É como se fosse hoje

Ainda me lembro, lembranças fugidias, dos tempos distantes da minha infância.

Aprendi a andar quando contava com quase dois anos completos. Pelo menos isso pode ser visto numa fotografia em preto e branco que se mostra por detrás de onde escrevo.

A pronunciar as primeiras palavras depois de caminhar. Aprendi primeiro o papai, mamãe, ensinados pelos dois. Depois desatei a chorar. Chorava por qualquer motivo.

Chorava por ficar de castigo. Creio que merecido. Fazia manha quando não era satisfeita a minha vontade.  Fui o primeiro filho daquele casal. E o primeiro neto do meu avô Rodartino.

Daí o xodó que sentiam por mim. Pelos meus cabelos lourinhos que em pouco tempo escureceram. Pelo meu sorriso aberto que fizeram de mim a pessoa alegre que me tornei.

Tudo aquilo passou. Como o tempo passa depressa! Quando se vê não mais temos vinte anos. Quando menos se espera envelhecemos.

Mesmo assim, contrariando os ditames do tempo, é como se fosse hoje que deixei de chorar por qualquer coisa. Agora o choro só vem quando a razão é forte demais. Como exemplo o dia em que perdi meus pais.

Sinto-me como se fosse agora quando chegavam as férias de final de ano. São doces recordações singelas da minha infância. Passava dois meses inteiros na fazenda de um tio por parte de pai. Ali, na adorável companhia de umas primas de Varginha, o único varão, me sentia como se fosse o maioral.

É como se fosse hoje que as desilusões começaram a infernizar-me a vida. Foram perdas que me fizeram sofrer. Primeiro perdi um cãozinho que tanto amava. Ele foi morto numa briga de rua, logo abaixo de minha casa. Ainda me lembro do seu funeral. Rebel foi sepultado num caixãozinho de tábuas brancas. Feito por mim. Em sua sepultura foram plantadas margaridas brancas. Que até hoje dão flores na minha imaginação.

Ainda me lembro como se fosse hoje. O dia da minha colação de grau. Foi naquele auditório que ainda existe. Naquele colégio onde meu neto ensaia os primeiros passos pelo caminho da educação.

Mesmo ao sabor dos anos não me esqueço de tantas coisas. O dia em que minha mãe nos deixou é um destes dias de muita dor. Durante o seu velório permaneci solitário durante toda a madrugada. Não fazia frio como hoje. Estava uma noite linda cheia de estrelas. Até hoje, acredito, uma delas é minha mãe.
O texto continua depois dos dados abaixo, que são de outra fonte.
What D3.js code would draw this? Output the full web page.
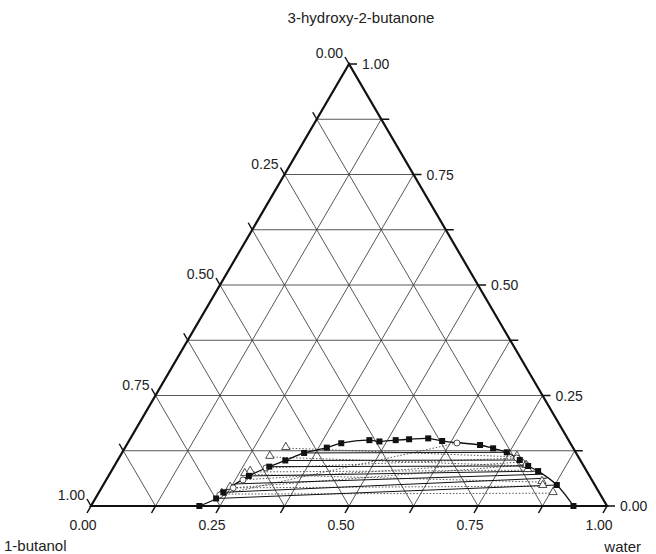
<!DOCTYPE html>
<html>
<head>
<meta charset="utf-8">
<script src="https://cdn.jsdelivr.net/npm/d3@7"></script>
<style>
body{margin:0;background:#fff;}
text{font-family:"Liberation Sans",Arial,sans-serif;fill:#222;}
</style>
</head>
<body>
<div id="draw"></div>
<script>
// ternary diagram: 1-butanol / water / 3-hydroxy-2-butanone
// every point is given as [water, ketone] mass fraction, butanol = 1 - water - ketone
var axisNames = ["3-hydroxy-2-butanone", "1-butanol", "water"];
var tickValues = [0, 0.25, 0.5, 0.75, 1];
var tickLabels = ["0.00", "0.25", "0.50", "0.75", "1.00"];
var gridSteps = [0.125, 0.25, 0.375, 0.5, 0.625, 0.75, 0.875];
var minorTicks = [0, 0.125, 0.25, 0.375, 0.5, 0.625, 0.75, 0.875, 1];

// experimental binodal curve (filled squares)
var binodal = [
  [0.210, 0.000], [0.234, 0.017], [0.241, 0.031], [0.272, 0.068], [0.301, 0.089],
  [0.325, 0.103], [0.353, 0.120], [0.391, 0.132], [0.414, 0.142], [0.465, 0.149],
  [0.486, 0.146], [0.516, 0.149], [0.541, 0.151], [0.577, 0.153], [0.607, 0.147],
  [0.685, 0.138], [0.714, 0.1305], [0.745, 0.1215], [0.779, 0.104], [0.802, 0.0905],
  [0.827, 0.079], [0.879, 0.0475], [0.935, 0.000]
];

// experimental tie lines (solid)
var tieLeft = [[0.234, 0.017], [0.241, 0.031], [0.256, 0.050], [0.272, 0.068], [0.301, 0.089], [0.325, 0.103], [0.353, 0.120]];
var tieRight = [[0.879, 0.0475], [0.852, 0.063], [0.840, 0.072], [0.827, 0.079], [0.802, 0.0905], [0.779, 0.104], [0.745, 0.1215]];

// model 1 tie lines (open triangles, dotted)
var triLeft = [[0.312, 0.131], [0.291, 0.111], [0.270, 0.077], [0.262, 0.072], [0.249, 0.041], [0.240, 0.027]];
var triRight = [[0.770, 0.111], [0.798, 0.0905], [0.806, 0.081], [0.847, 0.054], [0.853, 0.045], [0.881, 0.029]];

// model 2 tie lines (open circles, dotted)
var cirLeft = [[0.296, 0.086], [0.265, 0.059], [0.255, 0.041], [0.237, 0.025]];
var cirRight = [[0.771, 0.1086], [0.785, 0.0995], [0.797, 0.093], [0.638, 0.1425]];

window.onload = function () {
  var W = 656, H = 554;
  var svg = d3.select('#draw').append('svg').attr('width', W).attr('height', H);

  var xs = d3.scaleLinear().domain([0, 1]).range([91, 607]);
  var ys = d3.scaleLinear().domain([0, 1]).range([506, 64]);
  // [water, ketone] -> pixel
  function P(d) { return [xs(d[0] + d[1] / 2), ys(d[1])]; }
  function seg(a, b) { return 'M' + P(a).join(',') + 'L' + P(b).join(','); }

  // grid
  var g = svg.append('g').attr('stroke', '#3a3a3a').attr('stroke-width', 0.85).attr('fill', 'none');
  gridSteps.forEach(function (k) {
    g.append('path').attr('d', seg([0, k], [1 - k, k]));          // ketone = k
    g.append('path').attr('d', seg([k, 0], [k, 1 - k]));          // water = k
    g.append('path').attr('d', seg([1 - k, 0], [0, 1 - k]));      // butanol = k
  });

  // triangle frame
  svg.append('path')
    .attr('d', 'M' + P([0, 1]).join(',') + 'L' + P([0, 0]).join(',') + 'L' + P([1, 0]).join(',') + 'Z')
    .attr('fill', 'none').attr('stroke', '#111').attr('stroke-width', 2.2).attr('stroke-linejoin', 'miter');

  // ticks
  var tk = svg.append('g').attr('stroke', '#111').attr('stroke-width', 1.5);
  minorTicks.forEach(function (k) {
    var a = P([0, 1 - k]);   // left edge, butanol = k
    tk.append('line').attr('x1', a[0]).attr('y1', a[1]).attr('x2', a[0] - 4).attr('y2', a[1] - 7);
    var b = P([1 - k, k]);   // right edge, ketone = k
    tk.append('line').attr('x1', b[0]).attr('y1', b[1]).attr('x2', b[0] + 8).attr('y2', b[1]);
    var c = P([k, 0]);       // bottom edge, water = k
    tk.append('line').attr('x1', c[0]).attr('y1', c[1]).attr('x2', c[0] - 4).attr('y2', c[1] + 7);
  });

  // tick labels
  var lab = svg.append('g').style('font-size', '14px');
  tickValues.forEach(function (k, i) {
    var a = P([0, 1 - k]);
    lab.append('text').attr('x', a[0] - 6).attr('y', a[1] - 6).attr('text-anchor', 'end').text(tickLabels[i]);
    var b = P([1 - k, k]);
    lab.append('text').attr('x', b[0] + 13).attr('y', b[1] + 5).attr('text-anchor', 'start').text(tickLabels[i]);
    var c = P([k, 0]);
    lab.append('text').attr('x', c[0] - 8).attr('y', c[1] + 24).attr('text-anchor', 'middle').text(tickLabels[i]);
  });

  // axis names
  var nm = svg.append('g').style('font-size', '15px');
  nm.append('text').attr('x', 361).attr('y', 23).attr('text-anchor', 'middle').text(axisNames[0]);
  nm.append('text').attr('x', 4).attr('y', 551).attr('text-anchor', 'start').text(axisNames[1]);
  nm.append('text').attr('x', 641).attr('y', 552).attr('text-anchor', 'end').text(axisNames[2]);

  // model tie lines (dotted)
  var dl = svg.append('g').attr('stroke', '#444').attr('stroke-width', 0.9).attr('stroke-dasharray', '1.5,1.8').attr('fill', 'none');
  triLeft.forEach(function (d, i) { dl.append('path').attr('d', seg(d, triRight[i])); });
  cirLeft.forEach(function (d, i) { dl.append('path').attr('d', seg(d, cirRight[i])); });

  // experimental tie lines
  var sl = svg.append('g').attr('stroke', '#111').attr('stroke-width', 1).attr('fill', 'none');
  tieLeft.forEach(function (d, i) { sl.append('path').attr('d', seg(d, tieRight[i])); });

  // binodal curve
  var line = d3.line().x(function (d) { return P(d)[0]; }).y(function (d) { return P(d)[1]; }).curve(d3.curveCatmullRom);
  svg.append('path').attr('d', line(binodal)).attr('fill', 'none').attr('stroke', '#111').attr('stroke-width', 1.3);

  // markers
  var triSym = d3.symbol().type(d3.symbolTriangle).size(30);
  triLeft.concat(triRight).forEach(function (d) {
    var p = P(d);
    svg.append('path').attr('d', triSym()).attr('transform', 'translate(' + p[0] + ',' + (p[1] - 1) + ')')
      .attr('fill', '#fff').attr('stroke', '#222').attr('stroke-width', 0.8);
  });
  cirLeft.concat(cirRight).forEach(function (d) {
    var p = P(d);
    svg.append('circle').attr('cx', p[0]).attr('cy', p[1]).attr('r', 3)
      .attr('fill', '#fff').attr('stroke', '#222').attr('stroke-width', 0.8);
  });
  binodal.forEach(function (d) {
    var p = P(d);
    svg.append('rect').attr('x', p[0] - 3).attr('y', p[1] - 3).attr('width', 6).attr('height', 6).attr('fill', '#111');
  });
};
</script>
</body>
</html>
É como se fosse hoje que me lembro do primeiro presente que recebi no dia de Natal. Foi uma bicicletinha de rodinhas amarelas. Delas me desfiz em pouco tempo. Não sem antes ver crescer na minha testa ancha alguns galos que ainda cantam.
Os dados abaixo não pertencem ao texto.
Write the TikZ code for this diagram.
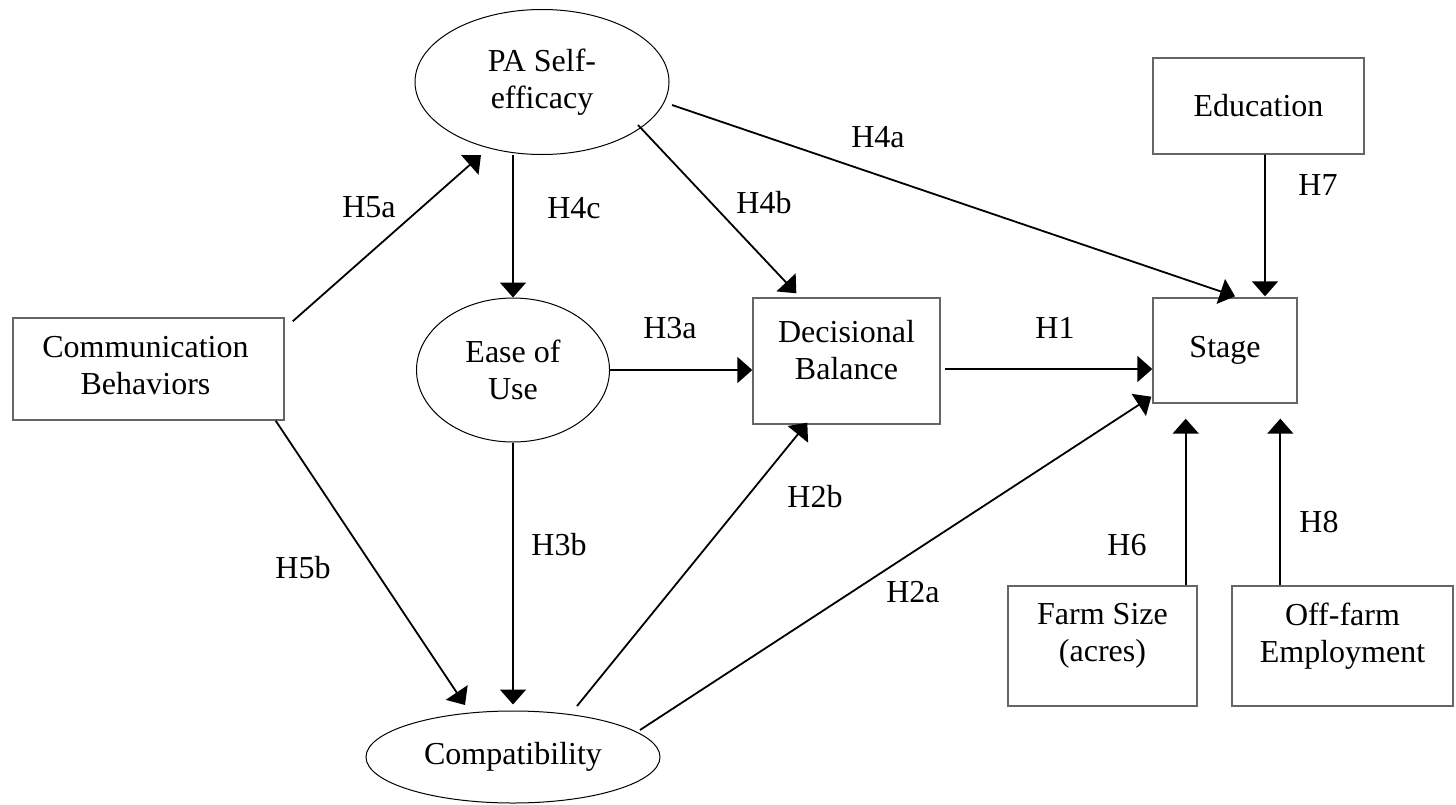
\documentclass[tikz,border=0pt]{standalone}
\usepackage{fontspec}
\setmainfont{Liberation Serif}
\usetikzlibrary{shapes.geometric,arrows.meta,calc}
\begin{document}
\begin{tikzpicture}[x=1bp,y=-1bp,
  every node/.style={font=\fontsize{32bp}{37bp}\selectfont},
  box/.style={draw=black!60,line width=1.4bp,rectangle,inner sep=0pt},
  oval/.style={draw=black,line width=1bp,ellipse,inner sep=0pt,align=center},
  txt/.style={align=center,inner sep=0pt},
  hyp/.style={anchor=base,inner sep=0pt},
  arr/.style={line width=1.8bp,-{Triangle[length=15bp,width=26bp]}},
  ]
\useasboundingbox (0,0) rectangle (1456,804);

% constructs (ellipses)
\node[oval,minimum width=254bp,minimum height=145bp] (pa) at (542,82) {PA Self-\\efficacy};
\node[oval,minimum width=193bp,minimum height=144bp] (eou) at (513,370) {Ease of\\Use};
\node[oval,minimum width=294bp,minimum height=92bp] (comp) at (513,757) {Compatibility};

% observed variables (boxes)
\node[box,minimum width=271bp,minimum height=102bp] (cb) at (148.5,369) {};
\node[txt] (cbt) at ($(cb)+(-3,-3)$) {Communication\\Behaviors};
\node[box,minimum width=187bp,minimum height=126bp] (db) at (846.5,361) {};
\node[txt] (dbt) at ($(db)+(0,-11)$) {Decisional\\Balance};
\node[box,minimum width=144bp,minimum height=105bp] (st) at (1225,350.5) {};
\node[txt] (stt) at (st) {Stage};
\node[box,minimum width=211bp,minimum height=96bp] (ed) at (1258.5,106) {};
\node[txt] (edt) at (ed) {Education};
\node[box,minimum width=189bp,minimum height=120bp] (fs) at (1102.5,646) {};
\node[txt] (fst) at ($(fs)+(0,-10)$) {Farm Size\\(acres)};
\node[box,minimum width=221bp,minimum height=120bp] (of) at (1342.5,646) {};
\node[txt] (oft) at ($(of)+(0,-10)$) {Off-farm\\Employment};

% hypothesised paths
\draw[arr] ($(cb.north east)+(8,4)$) -- ($(pa.center)+(-61,73)$);
\draw[arr] (pa.south -| eou.north) -- (eou.north);
\draw[arr] ($(pa.center)+(96,43)$) -- ($(db.north west)+(44,-4)$);
\draw[arr] ($(pa.center)+(130,23)$) -- ($(st.north)+(10,-1)$);
\draw[arr] ($(ed.south)+(6.5,0)$) -- ($(st.north)+(40,-1)$);
\draw[arr] (eou.east) -- (eou.east -| db.west);
\draw[arr] ($(db.east)+(4,8)$) coordinate (h1s) -- (h1s -| st.west);
\draw[arr] ($(comp.center)+(127,-27)$) -- ($(st.south west)+(-1,-7)$);
\draw[arr] ($(comp.center)+(64,-51)$) -- ($(db.south west)+(55,-2)$);
\draw[arr] (eou.south) -- ($(comp.north)+(0,-6)$);
\draw[arr] ($(cb.south east)+(-9,0)$) -- ($(comp.center)+(-48,-52)$);
\draw[arr] ($(fs.north east)+(-12,0)$) coordinate (h6s) -- ($(h6s |- st.south)+(0,15)$);
\draw[arr] ($(of.north west)+(49,0)$) coordinate (h8s) -- ($(h8s |- st.south)+(0,15)$);

% path labels
\node[hyp] (l5a) at (369,217) {H5a};
\node[hyp] (l4c) at (574,218) {H4c};
\node[hyp] (l4b) at (764,213) {H4b};
\node[hyp] (l4a) at (878,147) {H4a};
\node[hyp] (l7)  at (1318,195) {H7};
\node[hyp] (l3a) at (670,338) {H3a};
\node[hyp] (l1)  at (1055,338) {H1};
\node[hyp] (l2b) at (815,507) {H2b};
\node[hyp] (l2a) at (913,602) {H2a};
\node[hyp] (l3b) at (559,555) {H3b};
\node[hyp] (l5b) at (303,578) {H5b};
\node[hyp] (l6)  at (1127,555) {H6};
\node[hyp] (l8)  at (1319,532) {H8};
\end{tikzpicture}
\end{document}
É como se fosse agora que me vem as lembranças o dia em que meu primeiro neto veio ao mundo. Até parece que foi ontem. No entanto faz três anos.

E como é bom rememorar lembranças. São elas que nos tornam vivos. Fazem-nos rever o passado. Lembrar-nos das pessoas que tanto amamos.

É como se fosse hoje que percebi, num lugar ermo e escondido, uma caixinha embrulhada num papel de raro brilho.

Desembrulhei-a carinhosamente. Ali estavam guardados resquícios do meu passado.

Até hoje, quando o tempo me sobra, faço uma visita àquela casa. Foi lá que passei parte da minha infância. Naquela rua que daqui se avista. Neste dia cinzento. Nesta quinta-feira de outono.